● DATA:
....................

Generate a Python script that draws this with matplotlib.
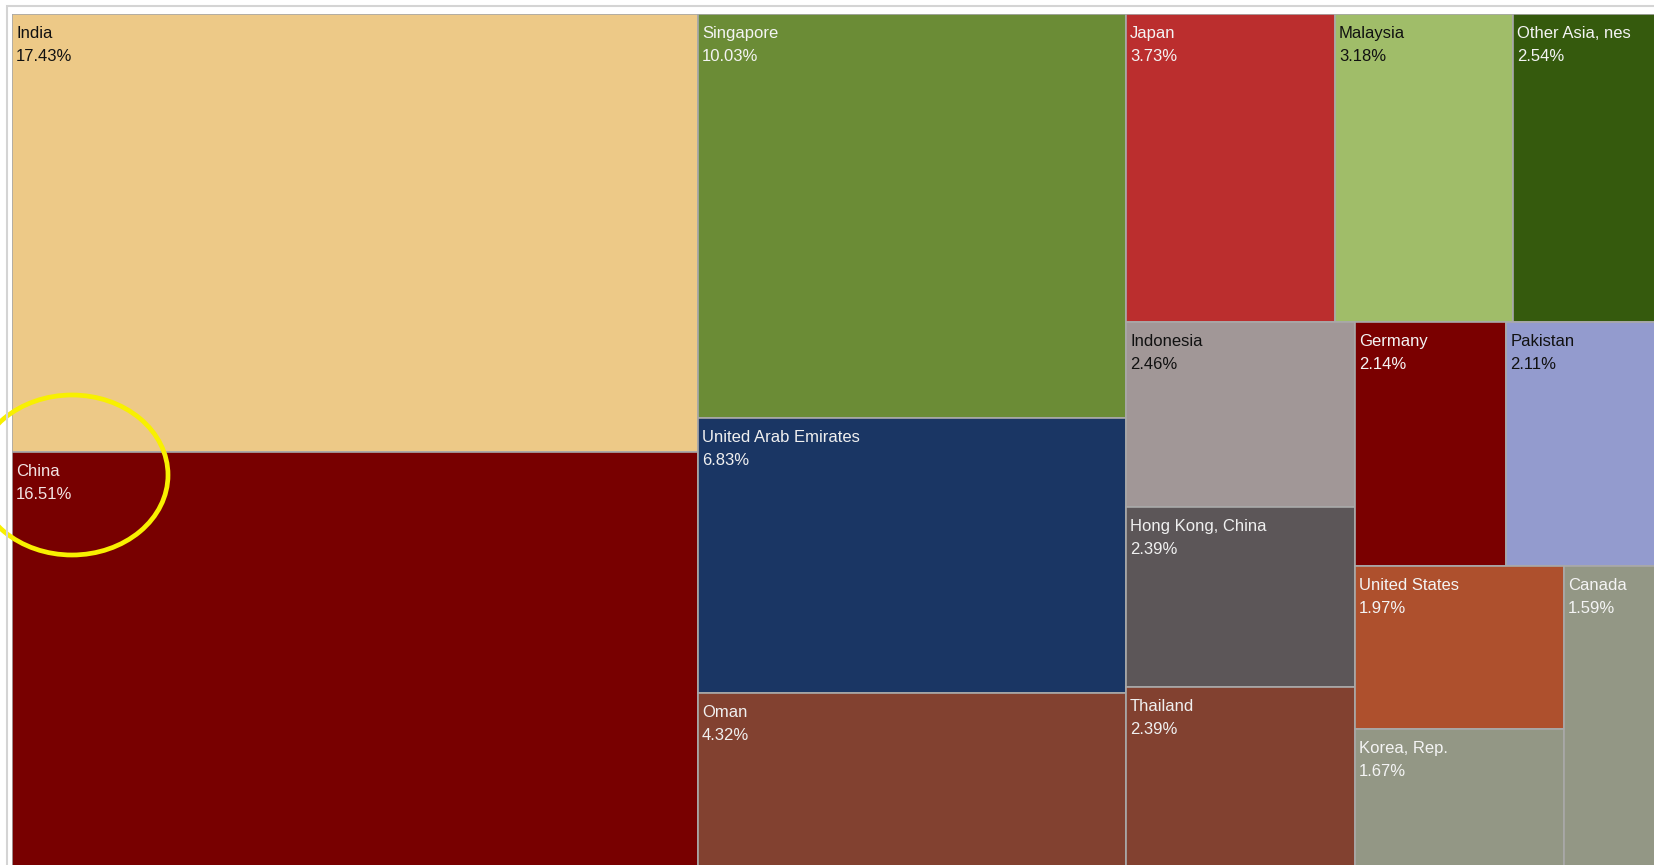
import matplotlib.pyplot as plt
from matplotlib.patches import Rectangle, Ellipse

countries = ["India", "China", "Singapore", "United Arab Emirates", "Oman",
             "Japan", "Malaysia", "Other Asia, nes", "Indonesia",
             "Hong Kong, China", "Thailand", "Germany", "Pakistan",
             "United States", "Korea, Rep.", "Canada"]
shares = [17.43, 16.51, 10.03, 6.83, 4.32, 3.73, 3.18, 2.54, 2.46,
          2.39, 2.39, 2.14, 2.11, 1.97, 1.67, 1.59]
colors = ["#edc987", "#780000", "#6b8c36", "#1a3664", "#824130",
          "#bb2e2e", "#a0bd69", "#355a0d", "#a19797",
          "#5c5658", "#824130", "#7a0000", "#939bce",
          "#ae502d", "#939785", "#939785"]
text_colors = ["#111111", "#f2e4e4", "#f4f4f4", "#f0f0f0", "#f0f0f0",
               "#f4f4f4", "#111111", "#f4f4f4", "#111111",
               "#f0f0f0", "#f0f0f0", "#f4f4f4", "#111111",
               "#f4f4f4", "#f4f4f4", "#f4f4f4"]

# how the blocks are nested (indices into the lists above)
groups = [[0, 1], [2, 3, 4], [[5, 6, 7], [[8, 9, 10], [[11, 12], [[13, 14], 15]]]]]


def total(node):
    if isinstance(node, int):
        return shares[node]
    return sum(total(n) for n in node)


def layout(node, x, y, w, h, horiz, out):
    if isinstance(node, int):
        out.append((node, x, y, w, h))
        return
    s = total(node)
    for child in node:
        f = total(child) / s
        if horiz:
            layout(child, x, y, w * f, h, not horiz, out)
            x += w * f
        else:
            layout(child, x, y, w, h * f, not horiz, out)
            y += h * f


W, H = 1643, 853
fig = plt.figure(figsize=(16.54, 8.65), dpi=100)
fig.patches.append(Rectangle((7 / 1654, -0.02), 1.02, 1.02 - 6 / 865,
                             transform=fig.transFigure, fill=False,
                             edgecolor="#d4d4d4", linewidth=1.5))
ax = fig.add_axes([12 / 1654, -2 / 865, W / 1654, H / 865])
ax.set_xlim(0, W)
ax.set_ylim(H, 0)
ax.axis("off")

cells = []
layout(groups, 0, 0, W, H, True, cells)
for i, x, y, w, h in cells:
    ax.add_patch(Rectangle((x, y), w, h, facecolor=colors[i],
                           edgecolor="#a9a9a9", linewidth=1.2))
    ax.annotate(f"{countries[i]}\n{shares[i]:.2f}%", xy=(x, y),
                xytext=(2.9, -8.6), textcoords="offset points",
                ha="left", va="top", fontsize=12, family="Liberation Sans",
                color=text_colors[i], linespacing=1.68)

# highlight around the China label
ax.add_patch(Ellipse((60, 461), 192, 160, fill=False, edgecolor="#f8f000",
                     linewidth=3.4, clip_on=False))

fig.savefig("out.png", dpi=100)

....................

● THE REQUEST: Only the lines from the top of the data through the line with "from matplotlib.patches import" should be quoted, exactly and with both ends kept; skip the pictures.

● RESPONSE TO THE TASK:
Generate a Python script that draws this with matplotlib.
import matplotlib.pyplot as plt
from matplotlib.patches import Rectangle, Ellipse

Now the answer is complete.